My partner took a long afternoon nap, and I know the pressure from work and the idea that his life will change dramatically because on Friday we spent a long filling out forms for his interview for a Visa. I worked around it, even joining him for an hour of it. I took off to do errands, and he offered to drive me, and I said. “I don't mind taking public transportation, you just nap.”
It took me a long time to learn this, but when I finally my partner be himself and do what he wants and when, the love blossoms naturally and freely. Of course one might say that we have matured in our relationship, but I surely had to let go of my desires, and just trust him fully. I have said in the past that if he or for the matter me, did anything wrong it would have never been done purposely to hurt the other. In reviewing my past actions, I could easily say that in times of personal insecurity, I would pressure him to fill my vacuum. No one likes to be forced into action that is not naturally in his or her way of expression. My wisdom in this came out of meditation exploring feelings as they appear in my body. Some people might read into this a kind of subjugation of one to another, but this is a maturation of a relationship that works dynamically and naturally.

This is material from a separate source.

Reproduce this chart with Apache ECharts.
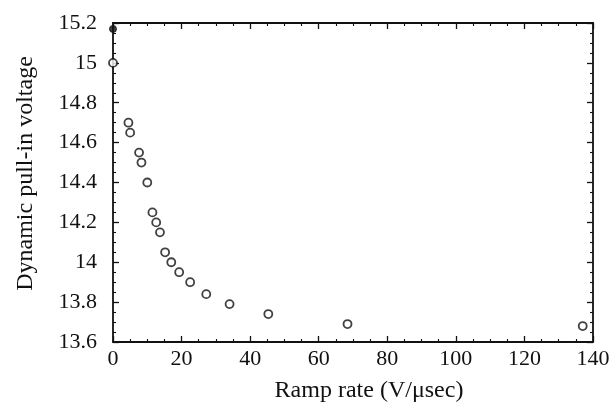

It also helps that he is responsible and honest to others not only me.
Yesterday, I
needed to go acupuncture, and he was resisting letting me go, as we doing errands, even though we could easily meet later. I did not push it, knowing I am not dying by not going. It settled
in his mind, and he could see I was in a bit of pain and so he naturally went
with me with no complaints. Things have their own momentum. I offered to pay for him to try it for pain he had from running instead of insisting coming from
the need to for him to learn about it. Surprise to me he followed in to the table beside me, where
in the past he would say it would say it something crazy I do. The funny thing
about love, you have to get the “me” out of the way. Boy, the payoff is great, I keep getting more and more displays of his love
naturally. Even verbal appreciation for things I did in the past flow
naturally from him. I continue
to tell him how lucky I am and his reply, “We are both lucky.”